- **Stated task**
Skip every image and restate the data word for word.
>> BEGIN
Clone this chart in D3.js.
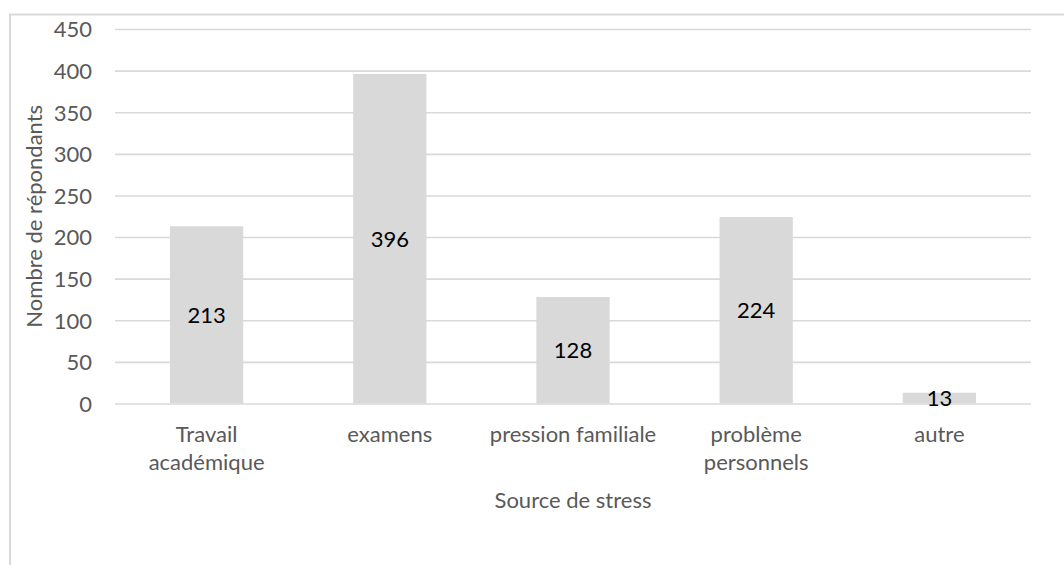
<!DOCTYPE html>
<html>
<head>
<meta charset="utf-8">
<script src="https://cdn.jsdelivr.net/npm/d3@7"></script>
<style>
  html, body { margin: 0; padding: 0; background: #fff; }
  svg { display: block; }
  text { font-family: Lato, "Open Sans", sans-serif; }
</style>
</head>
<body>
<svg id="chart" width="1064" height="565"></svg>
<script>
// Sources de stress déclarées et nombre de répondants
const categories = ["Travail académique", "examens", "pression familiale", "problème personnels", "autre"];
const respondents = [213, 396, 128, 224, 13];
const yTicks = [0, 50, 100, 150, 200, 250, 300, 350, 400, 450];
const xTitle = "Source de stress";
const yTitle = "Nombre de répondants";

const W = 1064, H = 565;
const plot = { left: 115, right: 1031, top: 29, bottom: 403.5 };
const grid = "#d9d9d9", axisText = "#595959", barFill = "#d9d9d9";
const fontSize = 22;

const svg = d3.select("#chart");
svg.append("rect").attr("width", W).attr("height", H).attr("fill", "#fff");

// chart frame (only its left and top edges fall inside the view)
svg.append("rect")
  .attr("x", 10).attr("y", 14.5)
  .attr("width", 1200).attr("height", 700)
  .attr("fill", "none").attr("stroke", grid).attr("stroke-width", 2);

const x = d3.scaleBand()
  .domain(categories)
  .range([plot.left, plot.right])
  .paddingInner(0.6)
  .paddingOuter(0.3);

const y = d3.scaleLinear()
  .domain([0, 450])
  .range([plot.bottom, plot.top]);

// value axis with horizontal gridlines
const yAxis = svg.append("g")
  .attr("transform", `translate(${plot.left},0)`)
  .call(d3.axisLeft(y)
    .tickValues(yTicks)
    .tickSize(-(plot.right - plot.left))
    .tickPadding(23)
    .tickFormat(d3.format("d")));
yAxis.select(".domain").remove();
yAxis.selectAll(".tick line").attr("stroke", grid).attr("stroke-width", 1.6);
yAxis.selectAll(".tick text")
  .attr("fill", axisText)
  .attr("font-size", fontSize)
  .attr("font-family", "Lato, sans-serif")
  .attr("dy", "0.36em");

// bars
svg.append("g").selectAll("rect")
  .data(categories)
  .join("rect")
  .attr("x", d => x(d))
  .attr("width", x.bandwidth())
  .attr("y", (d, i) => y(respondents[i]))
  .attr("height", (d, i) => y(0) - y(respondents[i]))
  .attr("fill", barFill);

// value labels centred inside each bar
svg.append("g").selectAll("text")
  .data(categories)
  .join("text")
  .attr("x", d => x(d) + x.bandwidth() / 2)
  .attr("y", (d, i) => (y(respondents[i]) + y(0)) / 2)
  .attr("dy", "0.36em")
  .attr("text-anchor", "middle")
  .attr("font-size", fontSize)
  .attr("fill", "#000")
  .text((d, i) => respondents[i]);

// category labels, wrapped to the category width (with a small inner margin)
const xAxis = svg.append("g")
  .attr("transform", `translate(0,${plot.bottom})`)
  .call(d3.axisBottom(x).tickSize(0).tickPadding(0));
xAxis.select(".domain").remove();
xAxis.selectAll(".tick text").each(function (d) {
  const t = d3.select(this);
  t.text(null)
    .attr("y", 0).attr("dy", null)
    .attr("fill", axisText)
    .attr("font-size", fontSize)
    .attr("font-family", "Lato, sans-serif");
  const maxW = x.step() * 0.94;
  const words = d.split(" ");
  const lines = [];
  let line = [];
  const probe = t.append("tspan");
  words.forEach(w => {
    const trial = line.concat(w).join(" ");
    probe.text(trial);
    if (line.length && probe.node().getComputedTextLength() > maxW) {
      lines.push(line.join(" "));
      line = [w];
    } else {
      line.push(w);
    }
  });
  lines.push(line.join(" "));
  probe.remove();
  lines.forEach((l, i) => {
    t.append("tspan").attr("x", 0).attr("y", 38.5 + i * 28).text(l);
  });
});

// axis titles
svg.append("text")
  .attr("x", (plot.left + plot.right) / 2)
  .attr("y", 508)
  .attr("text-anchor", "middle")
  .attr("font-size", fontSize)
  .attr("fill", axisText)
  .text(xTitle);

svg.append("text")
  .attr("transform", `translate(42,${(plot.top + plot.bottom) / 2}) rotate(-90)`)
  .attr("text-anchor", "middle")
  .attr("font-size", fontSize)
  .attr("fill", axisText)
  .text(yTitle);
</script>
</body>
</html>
>> END
- **Exercise solution**
Clone this chart in D3.js.
<!DOCTYPE html>
<html>
<head>
<meta charset="utf-8">
<script src="https://cdn.jsdelivr.net/npm/d3@7"></script>
<style>
  html, body { margin: 0; padding: 0; background: #fff; }
  svg { display: block; }
  text { font-family: Lato, "Open Sans", sans-serif; }
</style>
</head>
<body>
<svg id="chart" width="1064" height="565"></svg>
<script>
// Sources de stress déclarées et nombre de répondants
const categories = ["Travail académique", "examens", "pression familiale", "problème personnels", "autre"];
const respondents = [213, 396, 128, 224, 13];
const yTicks = [0, 50, 100, 150, 200, 250, 300, 350, 400, 450];
const xTitle = "Source de stress";
const yTitle = "Nombre de répondants";

const W = 1064, H = 565;
const plot = { left: 115, right: 1031, top: 29, bottom: 403.5 };
const grid = "#d9d9d9", axisText = "#595959", barFill = "#d9d9d9";
const fontSize = 22;

const svg = d3.select("#chart");
svg.append("rect").attr("width", W).attr("height", H).attr("fill", "#fff");

// chart frame (only its left and top edges fall inside the view)
svg.append("rect")
  .attr("x", 10).attr("y", 14.5)
  .attr("width", 1200).attr("height", 700)
  .attr("fill", "none").attr("stroke", grid).attr("stroke-width", 2);

const x = d3.scaleBand()
  .domain(categories)
  .range([plot.left, plot.right])
  .paddingInner(0.6)
  .paddingOuter(0.3);

const y = d3.scaleLinear()
  .domain([0, 450])
  .range([plot.bottom, plot.top]);

// value axis with horizontal gridlines
const yAxis = svg.append("g")
  .attr("transform", `translate(${plot.left},0)`)
  .call(d3.axisLeft(y)
    .tickValues(yTicks)
    .tickSize(-(plot.right - plot.left))
    .tickPadding(23)
    .tickFormat(d3.format("d")));
yAxis.select(".domain").remove();
yAxis.selectAll(".tick line").attr("stroke", grid).attr("stroke-width", 1.6);
yAxis.selectAll(".tick text")
  .attr("fill", axisText)
  .attr("font-size", fontSize)
  .attr("font-family", "Lato, sans-serif")
  .attr("dy", "0.36em");

// bars
svg.append("g").selectAll("rect")
  .data(categories)
  .join("rect")
  .attr("x", d => x(d))
  .attr("width", x.bandwidth())
  .attr("y", (d, i) => y(respondents[i]))
  .attr("height", (d, i) => y(0) - y(respondents[i]))
  .attr("fill", barFill);

// value labels centred inside each bar
svg.append("g").selectAll("text")
  .data(categories)
  .join("text")
  .attr("x", d => x(d) + x.bandwidth() / 2)
  .attr("y", (d, i) => (y(respondents[i]) + y(0)) / 2)
  .attr("dy", "0.36em")
  .attr("text-anchor", "middle")
  .attr("font-size", fontSize)
  .attr("fill", "#000")
  .text((d, i) => respondents[i]);

// category labels, wrapped to the category width (with a small inner margin)
const xAxis = svg.append("g")
  .attr("transform", `translate(0,${plot.bottom})`)
  .call(d3.axisBottom(x).tickSize(0).tickPadding(0));
xAxis.select(".domain").remove();
xAxis.selectAll(".tick text").each(function (d) {
  const t = d3.select(this);
  t.text(null)
    .attr("y", 0).attr("dy", null)
    .attr("fill", axisText)
    .attr("font-size", fontSize)
    .attr("font-family", "Lato, sans-serif");
  const maxW = x.step() * 0.94;
  const words = d.split(" ");
  const lines = [];
  let line = [];
  const probe = t.append("tspan");
  words.forEach(w => {
    const trial = line.concat(w).join(" ");
    probe.text(trial);
    if (line.length && probe.node().getComputedTextLength() > maxW) {
      lines.push(line.join(" "));
      line = [w];
    } else {
      line.push(w);
    }
  });
  lines.push(line.join(" "));
  probe.remove();
  lines.forEach((l, i) => {
    t.append("tspan").attr("x", 0).attr("y", 38.5 + i * 28).text(l);
  });
});

// axis titles
svg.append("text")
  .attr("x", (plot.left + plot.right) / 2)
  .attr("y", 508)
  .attr("text-anchor", "middle")
  .attr("font-size", fontSize)
  .attr("fill", axisText)
  .text(xTitle);

svg.append("text")
  .attr("transform", `translate(42,${(plot.top + plot.bottom) / 2}) rotate(-90)`)
  .attr("text-anchor", "middle")
  .attr("font-size", fontSize)
  .attr("fill", axisText)
  .text(yTitle);
</script>
</body>
</html>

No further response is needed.